_What you need to do:_ Quote all of the data that follows exactly as written, skipping the images.
# START OF Information shown
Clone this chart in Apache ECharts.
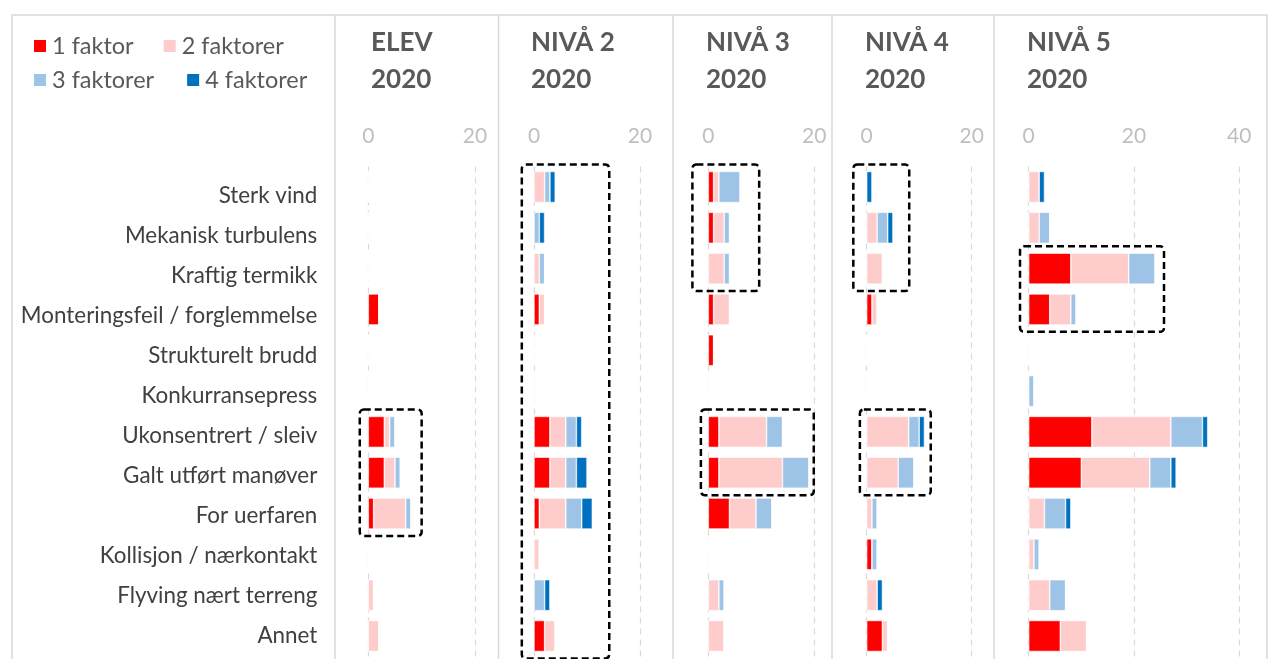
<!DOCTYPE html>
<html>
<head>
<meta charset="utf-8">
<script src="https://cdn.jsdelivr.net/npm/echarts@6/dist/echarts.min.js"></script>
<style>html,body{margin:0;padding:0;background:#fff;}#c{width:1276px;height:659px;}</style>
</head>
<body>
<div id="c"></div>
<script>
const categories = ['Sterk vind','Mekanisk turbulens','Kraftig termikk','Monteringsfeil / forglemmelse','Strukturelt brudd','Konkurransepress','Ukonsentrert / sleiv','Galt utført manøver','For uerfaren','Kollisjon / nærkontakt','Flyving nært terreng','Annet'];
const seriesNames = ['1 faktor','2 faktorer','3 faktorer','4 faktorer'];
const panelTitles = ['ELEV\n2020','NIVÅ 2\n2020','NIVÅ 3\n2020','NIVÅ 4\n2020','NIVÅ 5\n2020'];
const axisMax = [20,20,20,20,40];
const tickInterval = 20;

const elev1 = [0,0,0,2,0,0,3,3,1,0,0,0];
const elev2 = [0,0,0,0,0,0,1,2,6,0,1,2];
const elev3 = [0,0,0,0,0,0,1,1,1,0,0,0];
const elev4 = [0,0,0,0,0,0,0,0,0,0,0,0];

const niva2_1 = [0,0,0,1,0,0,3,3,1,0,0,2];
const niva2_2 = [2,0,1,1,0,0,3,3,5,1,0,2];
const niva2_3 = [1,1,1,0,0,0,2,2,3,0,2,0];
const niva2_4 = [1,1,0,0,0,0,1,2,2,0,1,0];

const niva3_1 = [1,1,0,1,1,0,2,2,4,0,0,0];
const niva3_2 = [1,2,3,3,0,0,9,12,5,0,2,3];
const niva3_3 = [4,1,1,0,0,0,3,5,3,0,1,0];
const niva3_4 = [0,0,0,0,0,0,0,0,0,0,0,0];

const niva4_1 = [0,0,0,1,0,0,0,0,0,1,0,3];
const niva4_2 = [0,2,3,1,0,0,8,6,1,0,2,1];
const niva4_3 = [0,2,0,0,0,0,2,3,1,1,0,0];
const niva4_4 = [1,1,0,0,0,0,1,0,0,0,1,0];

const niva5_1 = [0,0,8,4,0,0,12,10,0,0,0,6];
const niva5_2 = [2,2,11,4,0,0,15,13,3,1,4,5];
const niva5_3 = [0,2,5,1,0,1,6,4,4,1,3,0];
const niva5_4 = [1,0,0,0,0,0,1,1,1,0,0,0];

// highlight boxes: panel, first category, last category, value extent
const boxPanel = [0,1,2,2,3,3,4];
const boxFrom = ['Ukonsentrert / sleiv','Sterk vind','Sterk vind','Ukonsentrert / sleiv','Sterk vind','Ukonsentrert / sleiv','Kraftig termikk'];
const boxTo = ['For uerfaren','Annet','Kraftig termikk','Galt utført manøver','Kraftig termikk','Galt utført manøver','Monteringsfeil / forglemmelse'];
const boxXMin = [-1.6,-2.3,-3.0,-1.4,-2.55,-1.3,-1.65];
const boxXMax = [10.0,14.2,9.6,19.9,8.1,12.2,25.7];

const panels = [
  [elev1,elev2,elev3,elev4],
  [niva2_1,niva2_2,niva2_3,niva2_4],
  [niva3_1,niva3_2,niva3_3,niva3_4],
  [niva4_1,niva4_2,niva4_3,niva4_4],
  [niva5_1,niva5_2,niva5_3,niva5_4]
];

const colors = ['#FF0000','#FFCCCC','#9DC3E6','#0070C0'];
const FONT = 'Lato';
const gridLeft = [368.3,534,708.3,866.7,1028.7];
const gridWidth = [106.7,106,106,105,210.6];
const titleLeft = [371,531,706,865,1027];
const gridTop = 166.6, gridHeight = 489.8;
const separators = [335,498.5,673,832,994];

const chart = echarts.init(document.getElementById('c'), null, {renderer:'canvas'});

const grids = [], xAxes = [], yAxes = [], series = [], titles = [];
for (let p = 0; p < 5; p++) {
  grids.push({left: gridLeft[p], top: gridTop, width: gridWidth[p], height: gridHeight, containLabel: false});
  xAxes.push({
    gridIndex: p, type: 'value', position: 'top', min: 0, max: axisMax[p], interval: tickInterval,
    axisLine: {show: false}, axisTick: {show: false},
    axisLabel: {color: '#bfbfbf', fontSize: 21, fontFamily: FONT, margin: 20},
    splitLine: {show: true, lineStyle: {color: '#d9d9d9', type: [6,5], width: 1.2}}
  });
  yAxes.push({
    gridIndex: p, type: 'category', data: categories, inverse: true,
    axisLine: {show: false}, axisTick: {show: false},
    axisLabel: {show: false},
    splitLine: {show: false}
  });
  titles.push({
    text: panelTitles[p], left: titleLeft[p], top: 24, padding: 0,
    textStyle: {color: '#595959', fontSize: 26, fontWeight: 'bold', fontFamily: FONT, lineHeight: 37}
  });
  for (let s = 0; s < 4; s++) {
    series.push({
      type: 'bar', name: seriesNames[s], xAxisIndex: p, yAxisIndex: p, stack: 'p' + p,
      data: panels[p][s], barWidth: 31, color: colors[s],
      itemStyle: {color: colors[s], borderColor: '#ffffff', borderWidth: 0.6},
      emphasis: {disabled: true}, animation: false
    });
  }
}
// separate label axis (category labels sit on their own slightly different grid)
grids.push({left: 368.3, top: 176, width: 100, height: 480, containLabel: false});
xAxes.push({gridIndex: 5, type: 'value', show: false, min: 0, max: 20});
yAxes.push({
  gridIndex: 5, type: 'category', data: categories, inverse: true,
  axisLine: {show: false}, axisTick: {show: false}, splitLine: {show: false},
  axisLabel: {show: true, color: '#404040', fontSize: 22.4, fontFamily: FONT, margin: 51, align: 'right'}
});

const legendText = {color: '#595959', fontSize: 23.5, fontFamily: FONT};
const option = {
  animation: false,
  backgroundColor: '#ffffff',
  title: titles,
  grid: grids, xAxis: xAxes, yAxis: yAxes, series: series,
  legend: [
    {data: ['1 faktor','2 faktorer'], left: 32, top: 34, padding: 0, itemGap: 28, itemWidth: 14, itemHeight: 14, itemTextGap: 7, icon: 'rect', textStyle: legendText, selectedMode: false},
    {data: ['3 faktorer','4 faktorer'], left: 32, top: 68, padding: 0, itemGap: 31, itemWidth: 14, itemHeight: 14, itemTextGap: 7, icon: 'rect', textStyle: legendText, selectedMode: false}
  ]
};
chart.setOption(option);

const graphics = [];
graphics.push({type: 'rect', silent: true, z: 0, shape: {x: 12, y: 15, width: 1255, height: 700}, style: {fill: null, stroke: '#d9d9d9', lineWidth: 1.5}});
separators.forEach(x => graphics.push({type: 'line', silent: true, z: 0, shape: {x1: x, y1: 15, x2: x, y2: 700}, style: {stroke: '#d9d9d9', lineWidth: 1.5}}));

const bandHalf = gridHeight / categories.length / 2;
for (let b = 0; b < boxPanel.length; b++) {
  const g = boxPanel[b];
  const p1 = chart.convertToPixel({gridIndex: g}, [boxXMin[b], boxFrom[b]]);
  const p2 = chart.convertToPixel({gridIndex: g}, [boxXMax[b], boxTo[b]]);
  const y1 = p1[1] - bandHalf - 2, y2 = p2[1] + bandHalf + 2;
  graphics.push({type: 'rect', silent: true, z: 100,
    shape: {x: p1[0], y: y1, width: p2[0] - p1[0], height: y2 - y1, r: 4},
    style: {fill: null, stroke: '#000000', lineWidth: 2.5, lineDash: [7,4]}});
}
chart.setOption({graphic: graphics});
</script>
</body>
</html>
# END OF Information shown
_Finished exercise:_
Clone this chart in Apache ECharts.
<!DOCTYPE html>
<html>
<head>
<meta charset="utf-8">
<script src="https://cdn.jsdelivr.net/npm/echarts@6/dist/echarts.min.js"></script>
<style>html,body{margin:0;padding:0;background:#fff;}#c{width:1276px;height:659px;}</style>
</head>
<body>
<div id="c"></div>
<script>
const categories = ['Sterk vind','Mekanisk turbulens','Kraftig termikk','Monteringsfeil / forglemmelse','Strukturelt brudd','Konkurransepress','Ukonsentrert / sleiv','Galt utført manøver','For uerfaren','Kollisjon / nærkontakt','Flyving nært terreng','Annet'];
const seriesNames = ['1 faktor','2 faktorer','3 faktorer','4 faktorer'];
const panelTitles = ['ELEV\n2020','NIVÅ 2\n2020','NIVÅ 3\n2020','NIVÅ 4\n2020','NIVÅ 5\n2020'];
const axisMax = [20,20,20,20,40];
const tickInterval = 20;

const elev1 = [0,0,0,2,0,0,3,3,1,0,0,0];
const elev2 = [0,0,0,0,0,0,1,2,6,0,1,2];
const elev3 = [0,0,0,0,0,0,1,1,1,0,0,0];
const elev4 = [0,0,0,0,0,0,0,0,0,0,0,0];

const niva2_1 = [0,0,0,1,0,0,3,3,1,0,0,2];
const niva2_2 = [2,0,1,1,0,0,3,3,5,1,0,2];
const niva2_3 = [1,1,1,0,0,0,2,2,3,0,2,0];
const niva2_4 = [1,1,0,0,0,0,1,2,2,0,1,0];

const niva3_1 = [1,1,0,1,1,0,2,2,4,0,0,0];
const niva3_2 = [1,2,3,3,0,0,9,12,5,0,2,3];
const niva3_3 = [4,1,1,0,0,0,3,5,3,0,1,0];
const niva3_4 = [0,0,0,0,0,0,0,0,0,0,0,0];

const niva4_1 = [0,0,0,1,0,0,0,0,0,1,0,3];
const niva4_2 = [0,2,3,1,0,0,8,6,1,0,2,1];
const niva4_3 = [0,2,0,0,0,0,2,3,1,1,0,0];
const niva4_4 = [1,1,0,0,0,0,1,0,0,0,1,0];

const niva5_1 = [0,0,8,4,0,0,12,10,0,0,0,6];
const niva5_2 = [2,2,11,4,0,0,15,13,3,1,4,5];
const niva5_3 = [0,2,5,1,0,1,6,4,4,1,3,0];
const niva5_4 = [1,0,0,0,0,0,1,1,1,0,0,0];

// highlight boxes: panel, first category, last category, value extent
const boxPanel = [0,1,2,2,3,3,4];
const boxFrom = ['Ukonsentrert / sleiv','Sterk vind','Sterk vind','Ukonsentrert / sleiv','Sterk vind','Ukonsentrert / sleiv','Kraftig termikk'];
const boxTo = ['For uerfaren','Annet','Kraftig termikk','Galt utført manøver','Kraftig termikk','Galt utført manøver','Monteringsfeil / forglemmelse'];
const boxXMin = [-1.6,-2.3,-3.0,-1.4,-2.55,-1.3,-1.65];
const boxXMax = [10.0,14.2,9.6,19.9,8.1,12.2,25.7];

const panels = [
  [elev1,elev2,elev3,elev4],
  [niva2_1,niva2_2,niva2_3,niva2_4],
  [niva3_1,niva3_2,niva3_3,niva3_4],
  [niva4_1,niva4_2,niva4_3,niva4_4],
  [niva5_1,niva5_2,niva5_3,niva5_4]
];

const colors = ['#FF0000','#FFCCCC','#9DC3E6','#0070C0'];
const FONT = 'Lato';
const gridLeft = [368.3,534,708.3,866.7,1028.7];
const gridWidth = [106.7,106,106,105,210.6];
const titleLeft = [371,531,706,865,1027];
const gridTop = 166.6, gridHeight = 489.8;
const separators = [335,498.5,673,832,994];

const chart = echarts.init(document.getElementById('c'), null, {renderer:'canvas'});

const grids = [], xAxes = [], yAxes = [], series = [], titles = [];
for (let p = 0; p < 5; p++) {
  grids.push({left: gridLeft[p], top: gridTop, width: gridWidth[p], height: gridHeight, containLabel: false});
  xAxes.push({
    gridIndex: p, type: 'value', position: 'top', min: 0, max: axisMax[p], interval: tickInterval,
    axisLine: {show: false}, axisTick: {show: false},
    axisLabel: {color: '#bfbfbf', fontSize: 21, fontFamily: FONT, margin: 20},
    splitLine: {show: true, lineStyle: {color: '#d9d9d9', type: [6,5], width: 1.2}}
  });
  yAxes.push({
    gridIndex: p, type: 'category', data: categories, inverse: true,
    axisLine: {show: false}, axisTick: {show: false},
    axisLabel: {show: false},
    splitLine: {show: false}
  });
  titles.push({
    text: panelTitles[p], left: titleLeft[p], top: 24, padding: 0,
    textStyle: {color: '#595959', fontSize: 26, fontWeight: 'bold', fontFamily: FONT, lineHeight: 37}
  });
  for (let s = 0; s < 4; s++) {
    series.push({
      type: 'bar', name: seriesNames[s], xAxisIndex: p, yAxisIndex: p, stack: 'p' + p,
      data: panels[p][s], barWidth: 31, color: colors[s],
      itemStyle: {color: colors[s], borderColor: '#ffffff', borderWidth: 0.6},
      emphasis: {disabled: true}, animation: false
    });
  }
}
// separate label axis (category labels sit on their own slightly different grid)
grids.push({left: 368.3, top: 176, width: 100, height: 480, containLabel: false});
xAxes.push({gridIndex: 5, type: 'value', show: false, min: 0, max: 20});
yAxes.push({
  gridIndex: 5, type: 'category', data: categories, inverse: true,
  axisLine: {show: false}, axisTick: {show: false}, splitLine: {show: false},
  axisLabel: {show: true, color: '#404040', fontSize: 22.4, fontFamily: FONT, margin: 51, align: 'right'}
});

const legendText = {color: '#595959', fontSize: 23.5, fontFamily: FONT};
const option = {
  animation: false,
  backgroundColor: '#ffffff',
  title: titles,
  grid: grids, xAxis: xAxes, yAxis: yAxes, series: series,
  legend: [
    {data: ['1 faktor','2 faktorer'], left: 32, top: 34, padding: 0, itemGap: 28, itemWidth: 14, itemHeight: 14, itemTextGap: 7, icon: 'rect', textStyle: legendText, selectedMode: false},
    {data: ['3 faktorer','4 faktorer'], left: 32, top: 68, padding: 0, itemGap: 31, itemWidth: 14, itemHeight: 14, itemTextGap: 7, icon: 'rect', textStyle: legendText, selectedMode: false}
  ]
};
chart.setOption(option);

const graphics = [];
graphics.push({type: 'rect', silent: true, z: 0, shape: {x: 12, y: 15, width: 1255, height: 700}, style: {fill: null, stroke: '#d9d9d9', lineWidth: 1.5}});
separators.forEach(x => graphics.push({type: 'line', silent: true, z: 0, shape: {x1: x, y1: 15, x2: x, y2: 700}, style: {stroke: '#d9d9d9', lineWidth: 1.5}}));

const bandHalf = gridHeight / categories.length / 2;
for (let b = 0; b < boxPanel.length; b++) {
  const g = boxPanel[b];
  const p1 = chart.convertToPixel({gridIndex: g}, [boxXMin[b], boxFrom[b]]);
  const p2 = chart.convertToPixel({gridIndex: g}, [boxXMax[b], boxTo[b]]);
  const y1 = p1[1] - bandHalf - 2, y2 = p2[1] + bandHalf + 2;
  graphics.push({type: 'rect', silent: true, z: 100,
    shape: {x: p1[0], y: y1, width: p2[0] - p1[0], height: y2 - y1, r: 4},
    style: {fill: null, stroke: '#000000', lineWidth: 2.5, lineDash: [7,4]}});
}
chart.setOption({graphic: graphics});
</script>
</body>
</html>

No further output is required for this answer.